One otherwise welcome aspect of the WTO's rules seems to be causing trans-Atlantic disputes to break out more virulently than in the past. Under the old GATT system, countries accused of violating the rules of the trading system could effectively veto the proceedings - a right they no longer enjoy in the WTO.

In fact, one of the main reasons that the United States fought so hard to establish the new organization was precisely to get the veto removed, rightly calculating that America stood to gain more than it would lose from tougher enforcement of the rules.

But that has not solved the problem of what happens if offenders fail to comply with WTO rulings.
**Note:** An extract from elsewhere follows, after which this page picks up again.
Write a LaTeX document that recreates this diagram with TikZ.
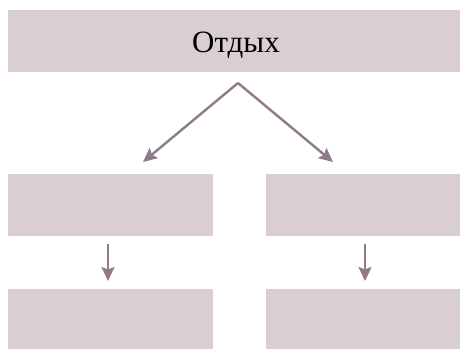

First, the EU prevaricated in the face of WTO rulings against its import restrictions on beef and bananas. Now, most regrettably, Washington seems to be ducking full compliance with a ruling against a system that allows American companies to dodge U.S. taxes on exports.
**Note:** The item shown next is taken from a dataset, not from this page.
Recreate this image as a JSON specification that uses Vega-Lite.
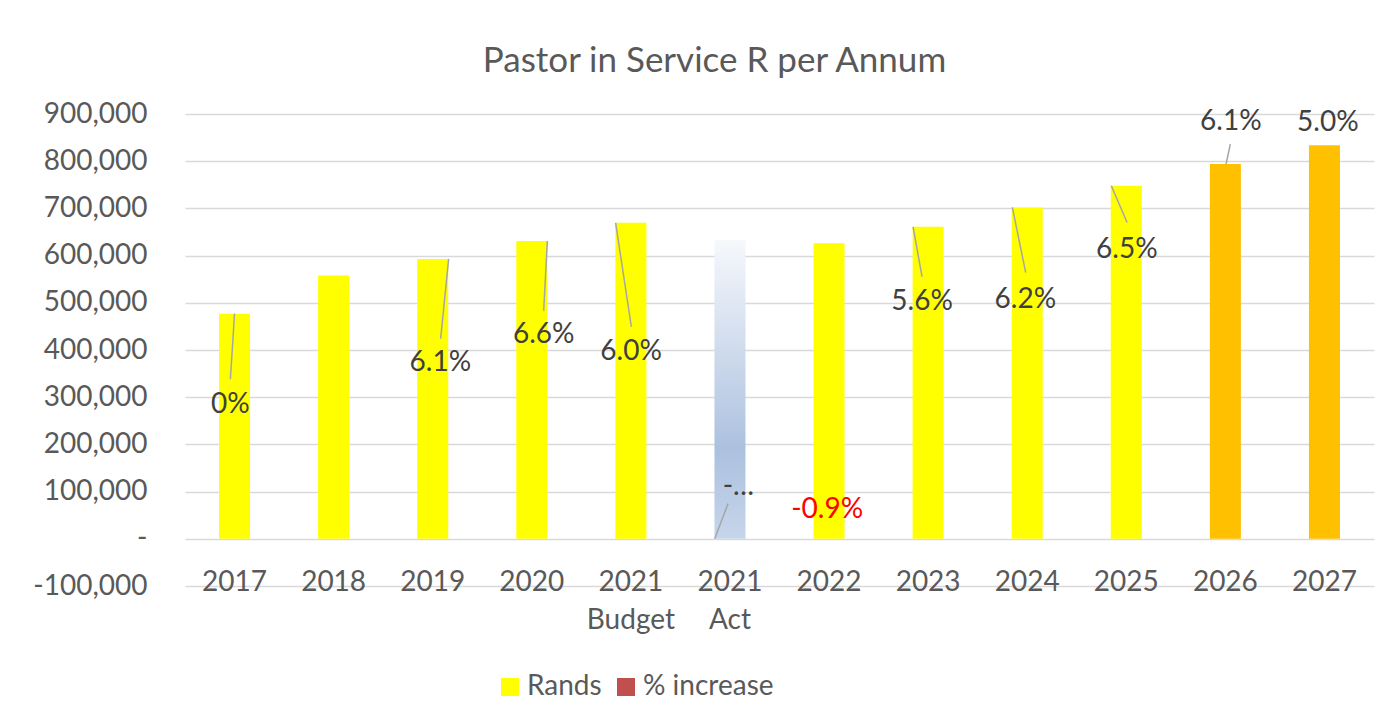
{
  "$schema": "https://vega.github.io/schema/vega-lite/v6.json",
  "width": 1189,
  "height": 472,
  "autosize": "none",
  "padding": {"left": 185, "top": 114, "right": 20, "bottom": 130},
  "background": "white",
  "config": {
    "font": "Lato",
    "view": {"stroke": null}
  },
  "title": {
    "text": "Pastor in Service R per Annum",
    "font": "Lato",
    "fontSize": 35,
    "fontWeight": "normal",
    "color": "#595959",
    "anchor": "middle",
    "frame": "group",
    "dx": -65,
    "dy": 13,
    "baseline": "alphabetic",
    "offset": 6
  },
  "datasets": {
    "bars": [
      {"cat": "2017", "series": "Rands", "value": 477000},
      {"cat": "2018", "series": "Rands", "value": 558000},
      {"cat": "2019", "series": "Rands", "value": 593000},
      {"cat": "2020", "series": "Rands", "value": 631000},
      {"cat": "2021 Budget", "series": "Rands", "value": 669500},
      {"cat": "2021 Act", "series": "Rands", "value": 633000},
      {"cat": "2022", "series": "Rands", "value": 626000},
      {"cat": "2023", "series": "Rands", "value": 661000},
      {"cat": "2024", "series": "Rands", "value": 702000},
      {"cat": "2025", "series": "Rands", "value": 748000},
      {"cat": "2026", "series": "Rands", "value": 794000},
      {"cat": "2027", "series": "Rands", "value": 834000}
    ],
    "labels": [
      {"cat": "2017", "label": "0%", "pct": 0, "lx": -0.042, "ly": 283000, "x1": 0.0, "y1": 477000, "x2": -0.042, "y2": 338000},
      {"cat": "2019", "label": "6.1%", "pct": 0.061, "lx": 2.077, "ly": 372000, "x1": 2.161, "y1": 593000, "x2": 2.08, "y2": 424000},
      {"cat": "2020", "label": "6.6%", "pct": 0.066, "lx": 3.12, "ly": 431000, "x1": 3.157, "y1": 631000, "x2": 3.12, "y2": 483000},
      {"cat": "2021 Budget", "label": "6.0%", "pct": 0.06, "lx": 4.002, "ly": 395000, "x1": 3.846, "y1": 669500, "x2": 4.005, "y2": 449000},
      {"cat": "2021 Act", "label": "-…", "pct": null, "lx": 5.085, "ly": 110000, "x1": 4.846, "y1": 0, "x2": 4.981, "y2": 75000},
      {"cat": "2022", "label": "-0.9%", "pct": -0.009, "lx": 5.981, "ly": 61000, "x1": null, "y1": null, "x2": null, "y2": null},
      {"cat": "2023", "label": "5.6%", "pct": 0.056, "lx": 6.939, "ly": 502000, "x1": 6.848, "y1": 661000, "x2": 6.939, "y2": 555000},
      {"cat": "2024", "label": "6.2%", "pct": 0.062, "lx": 7.981, "ly": 506000, "x1": 7.85, "y1": 702000, "x2": 7.985, "y2": 564000},
      {"cat": "2025", "label": "6.5%", "pct": 0.065, "lx": 9.006, "ly": 612000, "x1": 8.849, "y1": 748000, "x2": 9.008, "y2": 670000},
      {"cat": "2026", "label": "6.1%", "pct": 0.061, "lx": 10.055, "ly": 884000, "x1": 10.007, "y1": 794000, "x2": 10.05, "y2": 836000},
      {"cat": "2027", "label": "5.0%", "pct": 0.05, "lx": 11.034, "ly": 880000, "x1": null, "y1": null, "x2": null, "y2": null}
    ]
  },
  "layer": [
    {
      "data": {"name": "bars"},
      "mark": {"type": "bar"},
      "encoding": {
        "x": {
          "field": "cat",
          "type": "nominal",
          "scale": {
            "domain": ["2017", "2018", "2019", "2020", "2021 Budget", "2021 Act", "2022", "2023", "2024", "2025", "2026", "2027"],
            "paddingInner": 0.687,
            "paddingOuter": 0.3435
          },
          "axis": {
            "title": null,
            "domain": false,
            "ticks": false,
            "grid": false,
            "labelAngle": 0,
            "labelExpr": "split(datum.label, ' ')",
            "labelFont": "Lato",
            "labelFontSize": 28,
            "labelColor": "#595959",
            "labelBaseline": "alphabetic",
            "labelPadding": 4,
            "labelLineHeight": 38
          }
        },
        "y": {
          "field": "value",
          "type": "quantitative",
          "title": null,
          "scale": {"domain": [-100000, 900000], "nice": false, "zero": false},
          "axis": {
            "title": null,
            "domain": false,
            "ticks": false,
            "values": [-100000, 0, 100000, 200000, 300000, 400000, 500000, 600000, 700000, 800000, 900000],
            "labelExpr": "datum.value == 0 ? '-' : (datum.value < 0 ? '-' + format(-datum.value, ',') : format(datum.value, ','))",
            "labelFont": "Lato",
            "labelFontSize": 28,
            "labelColor": "#595959",
            "labelPadding": 38,
            "gridColor": "#D9D9D9",
            "gridWidth": 1.5
          }
        },
        "color": {
          "field": "series",
          "type": "nominal",
          "scale": {"domain": ["Rands", "% increase"], "range": ["#FFFF00", "#C0504D"]},
          "legend": {
            "title": null,
            "orient": "none",
            "legendX": 311,
            "legendY": 559,
            "direction": "horizontal",
            "symbolType": "square",
            "symbolSize": 324,
            "symbolStrokeWidth": 0,
            "labelFont": "Lato",
            "labelFontSize": 28,
            "labelColor": "#595959",
            "labelOffset": 3,
            "columnPadding": 10
          },
          "condition": [
            {
              "test": "datum.cat === '2021 Act'",
              "value": {
                "gradient": "linear",
                "x1": 0, "y1": 0, "x2": 0, "y2": 1,
                "stops": [
                  {"offset": 0, "color": "#F6F8FC"},
                  {"offset": 0.7, "color": "#ACC1DF"},
                  {"offset": 1, "color": "#C6D5EA"}
                ]
              }
            },
            {"test": "datum.cat === '2026' || datum.cat === '2027'", "value": "#FFC000"}
          ]
        }
      }
    },
    {
      "data": {"name": "labels"},
      "layer": [
        {
          "transform": [{"filter": "isValid(datum.x1)"}],
          "mark": {"type": "rule", "color": "#A6A6A6", "strokeWidth": 1.5},
          "encoding": {
            "x": {"field": "x1", "type": "quantitative", "scale": {"domain": [-0.5, 11.5], "nice": false, "zero": false}, "axis": null},
            "x2": {"field": "x2"},
            "y": {"field": "y1", "type": "quantitative", "title": null},
            "y2": {"field": "y2"}
          }
        },
        {
          "mark": {"type": "text", "font": "Lato", "fontSize": 28, "align": "center", "baseline": "middle"},
          "encoding": {
            "x": {"field": "lx", "type": "quantitative", "axis": null},
            "y": {"field": "ly", "type": "quantitative", "title": null},
            "text": {"field": "label"},
            "color": {
              "condition": {"test": "datum.pct < 0", "value": "#FF0000"},
              "value": "#404040"
            }
          }
        }
      ]
    }
  ],
  "resolve": {"scale": {"x": "independent"}}
}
The replacement system the administration is rushing through Congress in an apparent effort to comply with the ruling is vulnerable to EU charges that it does not make big enough changes.

When they have won their cases, on the other hand, Washington and Brussels have sanctimoniously trumpeted the outcome as justifying sanctions against the other, rather than seriously attempting to defuse the issues.

By their behavior, both as winners and losers, the world's two biggest trading powers risk undermining the World Trade Organization, even though a strong WTO is manifestly in their own best interests. They are doing so when the organization is already under fire from anti-trade activists around the world and good trans-Atlantic relations are essential if trade liberalization is to proceed.

Most sanctions, anyway, are unlikely to work. European consumers won't change their minds about the safety of U.S. hormone-fed beef just because Roquefort cheese is summarily priced out of the American market. And U.S. importers can evade rotating punitive tariffs on some goods by stockpiling them in advance.

The reasons why the two big trading powers are behaving so badly are, predictably, political. EU countries want to keep on good terms with their territories and former colonies in the Caribbean and elsewhere by continuing to import their overpriced bananas. They do not want to upset persnickety European voters by lifting the ban on U.S. hormone-fed beef.

Prime Minister Tony Blair of Britain has frantically lobbied President Bill Clinton not to include Scottish cashmere in the latest round of rotating U.S. sanctions for fear that job losses could help Scottish nationalists in parliamentary elections that are expected next year. He is asking Mr. Clinton to clobber one of his EU partners instead.

The U.S. government, for its part, does not want to anger major corporations, especially in an election year, by abolishing tax privileges for exports - even though Vice President Al Gore constantly attacks big business in his presidential campaign.

What is lacking is the leadership necessary to put the long-term interests of the trading system above short-term domestic political concerns. Sadly, that may be too tall an order.